After studying documents seized in the Palma Arena corruption case in Mallorca from the headquarters of Noos and other businesses, it is estimated that they diverted at least €650,000, to tax havens in Belize and Britain through the network.

Documents of interest were found in the safe of the headquarters of Aizoon, the promoters office shared by Iñaki and the Infanta Cristina. Diego Torres’ home was also searched.


Urdangarin and Torres are charged with document falsification, corruption, fraud and embezzlement, mainly over agreements signed in 2005 and 2006 between the Balearic government, led at the time by the Partido Popular’s Jaume Matas, and the Noos Institute, for €2.3 million. There are also links to the Valencian Government and documents which prove payments to the Duke of Palma’s brother.

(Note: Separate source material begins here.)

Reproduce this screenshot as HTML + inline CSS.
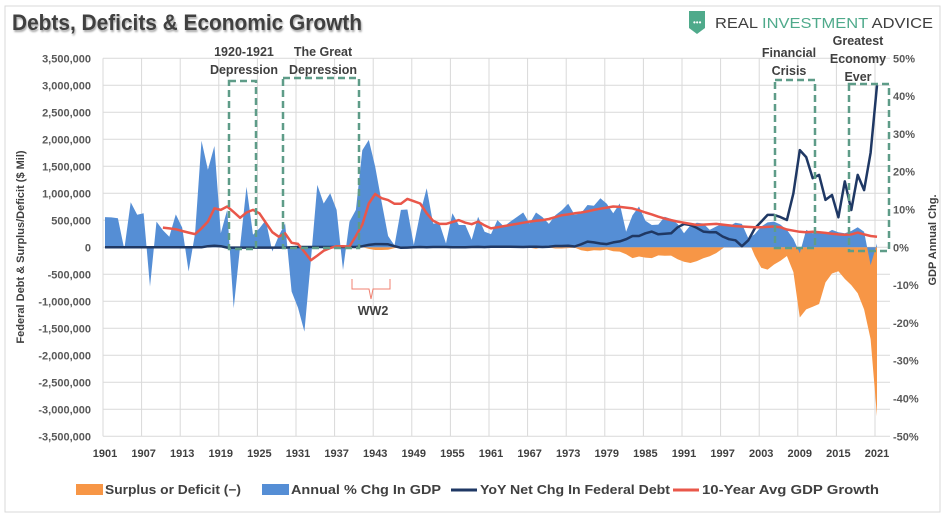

The Noos Strategic Sponsorhip Surveys Institute reportedly charged exorbitant prices for the services it provided, such as charging more than €1 million for a forum regarding sports and tourism which lasted just three days.

Urdangarin left the Noos Institute in 2006, just months after the Socialist Party came forward to report how much had been spent on the 2005 forum.


The investigation into the construction of the Palma Arena sports pavilion began in 2009 following a complaint from the Balearic Government. The cost for the work had tripled its budget to a total of €110 million.

Secrecy has now been lifted on the case, which has been codenamed ‘Operation Babel’ by the police, and more than 2,000 pages of information can now be accessed. King Juan Carlos reportedly told his son-in-law – a former Olympic handball player – that it would be “best” for him to come forward to defend his innocence.

Urdangarin works for Telefonica in Washington (US) where he lives with his family.

However, the Royal Household has made no comment regarding the allegations, except for expressing its “absolute respect” for the legal decisions.